Understanding Black Hole Evaporation with Hawking Radiation

[cbd1]

With the theory of Hawking Radiation, people generally say to imagine that the black hole has a temperature, so it must radiate heat. But, this really is not how it is said to work.

The means by which the black hole evaporates is not that particles are actually coming out of it, or that it is radiating heat. But rather, the black hole is losing mass by taking in anti-particles from virtual particle pairs. So it is not that mass leaves the black hole, but that the black hole sucks up anti-mass. What comes away from the hole is not actually anything extracted from the hole, but a particle that was created outside of the hole. So what has happened is there has been an exchange, the black hole's taking in anti-mass allows for the mass of the new particles Is this basically correct, actually more accurate than saying that something is coming "out of" the black hole?
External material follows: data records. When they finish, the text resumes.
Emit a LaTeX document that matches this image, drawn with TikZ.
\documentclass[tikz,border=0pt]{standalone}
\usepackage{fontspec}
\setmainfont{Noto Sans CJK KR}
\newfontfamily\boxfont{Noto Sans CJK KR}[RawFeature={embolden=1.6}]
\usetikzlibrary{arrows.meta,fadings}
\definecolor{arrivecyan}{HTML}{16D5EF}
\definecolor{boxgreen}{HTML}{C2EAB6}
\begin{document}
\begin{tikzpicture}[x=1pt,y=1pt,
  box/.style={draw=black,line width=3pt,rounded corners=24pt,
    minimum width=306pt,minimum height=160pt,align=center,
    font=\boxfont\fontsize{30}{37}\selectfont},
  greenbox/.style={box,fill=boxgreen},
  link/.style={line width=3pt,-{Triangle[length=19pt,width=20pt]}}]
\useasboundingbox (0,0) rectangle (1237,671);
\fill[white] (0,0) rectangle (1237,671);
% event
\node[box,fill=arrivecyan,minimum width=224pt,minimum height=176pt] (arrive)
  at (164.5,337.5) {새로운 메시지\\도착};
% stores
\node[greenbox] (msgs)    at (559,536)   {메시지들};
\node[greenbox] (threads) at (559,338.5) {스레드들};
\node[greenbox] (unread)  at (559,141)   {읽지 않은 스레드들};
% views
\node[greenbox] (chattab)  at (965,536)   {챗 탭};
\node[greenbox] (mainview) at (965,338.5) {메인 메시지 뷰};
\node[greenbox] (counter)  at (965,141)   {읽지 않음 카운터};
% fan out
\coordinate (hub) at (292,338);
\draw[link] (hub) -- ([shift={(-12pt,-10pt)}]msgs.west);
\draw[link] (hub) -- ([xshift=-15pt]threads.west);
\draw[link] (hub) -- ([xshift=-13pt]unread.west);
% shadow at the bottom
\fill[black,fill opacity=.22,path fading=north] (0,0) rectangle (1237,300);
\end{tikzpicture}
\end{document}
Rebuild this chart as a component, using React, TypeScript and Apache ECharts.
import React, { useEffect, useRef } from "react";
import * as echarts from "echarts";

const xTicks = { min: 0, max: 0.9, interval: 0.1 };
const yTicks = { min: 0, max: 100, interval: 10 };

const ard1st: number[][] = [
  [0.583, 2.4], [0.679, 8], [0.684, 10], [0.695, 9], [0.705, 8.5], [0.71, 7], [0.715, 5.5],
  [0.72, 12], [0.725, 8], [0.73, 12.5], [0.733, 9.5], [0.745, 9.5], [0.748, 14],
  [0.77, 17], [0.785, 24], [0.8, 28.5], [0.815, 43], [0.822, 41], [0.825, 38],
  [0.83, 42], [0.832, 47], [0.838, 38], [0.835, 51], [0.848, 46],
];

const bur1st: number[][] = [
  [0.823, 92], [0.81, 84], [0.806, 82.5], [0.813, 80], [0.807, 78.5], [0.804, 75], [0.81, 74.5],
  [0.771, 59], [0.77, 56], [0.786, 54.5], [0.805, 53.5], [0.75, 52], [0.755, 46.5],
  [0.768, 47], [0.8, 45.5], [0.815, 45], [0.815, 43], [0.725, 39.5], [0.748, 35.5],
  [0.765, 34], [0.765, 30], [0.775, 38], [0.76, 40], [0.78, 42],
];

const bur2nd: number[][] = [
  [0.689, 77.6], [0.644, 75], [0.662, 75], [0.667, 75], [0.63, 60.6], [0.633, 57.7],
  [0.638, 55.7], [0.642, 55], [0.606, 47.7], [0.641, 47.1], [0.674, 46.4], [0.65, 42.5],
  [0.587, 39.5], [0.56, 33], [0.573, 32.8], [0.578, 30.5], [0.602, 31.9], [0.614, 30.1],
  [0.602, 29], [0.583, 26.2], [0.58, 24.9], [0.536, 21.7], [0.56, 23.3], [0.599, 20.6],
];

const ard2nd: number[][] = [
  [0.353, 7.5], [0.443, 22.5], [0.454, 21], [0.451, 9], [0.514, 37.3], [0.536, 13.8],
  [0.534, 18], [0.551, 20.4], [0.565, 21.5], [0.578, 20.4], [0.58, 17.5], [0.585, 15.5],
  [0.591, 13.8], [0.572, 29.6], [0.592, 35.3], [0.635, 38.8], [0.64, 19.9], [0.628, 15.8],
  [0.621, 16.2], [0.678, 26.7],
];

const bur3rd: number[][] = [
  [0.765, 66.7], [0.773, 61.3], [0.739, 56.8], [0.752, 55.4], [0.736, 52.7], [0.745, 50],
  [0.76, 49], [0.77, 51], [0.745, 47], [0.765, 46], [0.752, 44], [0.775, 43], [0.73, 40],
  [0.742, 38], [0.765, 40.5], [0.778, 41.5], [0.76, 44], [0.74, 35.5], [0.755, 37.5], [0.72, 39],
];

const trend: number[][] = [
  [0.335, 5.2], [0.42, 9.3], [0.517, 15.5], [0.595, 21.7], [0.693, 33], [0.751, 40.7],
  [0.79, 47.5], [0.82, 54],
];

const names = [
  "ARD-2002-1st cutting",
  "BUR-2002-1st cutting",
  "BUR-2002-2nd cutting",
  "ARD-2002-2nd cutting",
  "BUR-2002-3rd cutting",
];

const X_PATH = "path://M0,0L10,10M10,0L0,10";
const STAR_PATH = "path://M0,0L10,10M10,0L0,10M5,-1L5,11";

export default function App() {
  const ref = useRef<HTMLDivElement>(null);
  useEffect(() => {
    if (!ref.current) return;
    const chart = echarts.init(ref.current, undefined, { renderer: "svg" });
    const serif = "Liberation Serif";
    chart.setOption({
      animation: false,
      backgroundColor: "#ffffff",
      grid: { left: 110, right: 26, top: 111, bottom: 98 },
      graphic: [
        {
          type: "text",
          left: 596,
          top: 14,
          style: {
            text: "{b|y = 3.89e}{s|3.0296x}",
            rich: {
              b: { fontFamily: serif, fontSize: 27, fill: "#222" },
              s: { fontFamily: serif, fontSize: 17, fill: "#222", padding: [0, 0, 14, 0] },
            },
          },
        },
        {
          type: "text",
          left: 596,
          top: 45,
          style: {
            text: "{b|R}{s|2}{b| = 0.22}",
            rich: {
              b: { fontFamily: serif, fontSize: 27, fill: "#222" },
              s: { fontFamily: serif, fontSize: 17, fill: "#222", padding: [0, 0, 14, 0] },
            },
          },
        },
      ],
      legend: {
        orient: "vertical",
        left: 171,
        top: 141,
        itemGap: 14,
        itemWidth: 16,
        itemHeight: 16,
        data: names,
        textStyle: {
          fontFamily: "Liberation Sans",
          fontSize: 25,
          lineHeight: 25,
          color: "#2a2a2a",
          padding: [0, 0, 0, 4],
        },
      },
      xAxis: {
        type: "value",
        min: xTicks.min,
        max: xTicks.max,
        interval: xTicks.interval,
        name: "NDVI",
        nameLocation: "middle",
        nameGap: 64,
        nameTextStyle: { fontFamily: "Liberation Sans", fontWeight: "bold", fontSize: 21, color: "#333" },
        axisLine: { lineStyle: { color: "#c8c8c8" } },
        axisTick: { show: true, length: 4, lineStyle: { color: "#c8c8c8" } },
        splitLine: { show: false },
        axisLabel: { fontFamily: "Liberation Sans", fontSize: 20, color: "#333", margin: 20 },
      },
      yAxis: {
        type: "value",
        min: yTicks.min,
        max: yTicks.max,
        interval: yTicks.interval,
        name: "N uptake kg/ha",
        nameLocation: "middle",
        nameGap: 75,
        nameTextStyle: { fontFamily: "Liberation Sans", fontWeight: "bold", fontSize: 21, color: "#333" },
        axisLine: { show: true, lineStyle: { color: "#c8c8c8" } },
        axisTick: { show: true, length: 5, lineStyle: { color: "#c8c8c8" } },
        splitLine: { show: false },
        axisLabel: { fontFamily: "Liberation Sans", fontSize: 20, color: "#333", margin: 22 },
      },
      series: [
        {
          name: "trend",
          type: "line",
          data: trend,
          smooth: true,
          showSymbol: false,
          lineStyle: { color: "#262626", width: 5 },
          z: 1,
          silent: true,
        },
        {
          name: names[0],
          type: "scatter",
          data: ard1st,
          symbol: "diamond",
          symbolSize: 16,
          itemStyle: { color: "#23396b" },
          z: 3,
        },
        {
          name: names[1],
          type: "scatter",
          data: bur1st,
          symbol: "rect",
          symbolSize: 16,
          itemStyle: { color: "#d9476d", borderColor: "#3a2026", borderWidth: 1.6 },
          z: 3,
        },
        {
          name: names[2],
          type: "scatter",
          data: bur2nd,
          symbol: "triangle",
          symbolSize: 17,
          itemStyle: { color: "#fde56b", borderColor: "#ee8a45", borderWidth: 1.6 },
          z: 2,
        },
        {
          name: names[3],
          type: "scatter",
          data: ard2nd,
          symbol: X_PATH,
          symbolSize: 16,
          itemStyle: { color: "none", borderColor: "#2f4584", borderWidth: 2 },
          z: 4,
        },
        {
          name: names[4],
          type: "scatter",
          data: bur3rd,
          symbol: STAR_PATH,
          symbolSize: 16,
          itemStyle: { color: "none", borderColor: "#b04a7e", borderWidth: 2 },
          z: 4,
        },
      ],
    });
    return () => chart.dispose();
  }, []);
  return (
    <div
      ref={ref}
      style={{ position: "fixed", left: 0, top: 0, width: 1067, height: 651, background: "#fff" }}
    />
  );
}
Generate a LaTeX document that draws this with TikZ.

On a side note, why again is it that there is not an equal balance. You would think that there would be a 50% chance that the positive particle go in the hole and the anti-particle to fly away. That is, why would it not balance, half the time taking in the normal particle and half the time taking in the other?

 

[phinds]

There is a fundamental problem with your question and it is this: you are taking literally a heurestic. The "particle / anti-particle" description of Hawking Radiation is just a heuristic posited by Hawking himself, who described it as being just the best he could do to explain in English something that really can only be explained by math.

As I understand it, BH's DO have a temperature and they do radiate but until they get very small their outgoing radiation is totally swamped by incoming radiation, even if that is from nothing but the CMB. As to the exact methodology of the radiation, I do not know the math and can only refer you to Hawking's formal papers.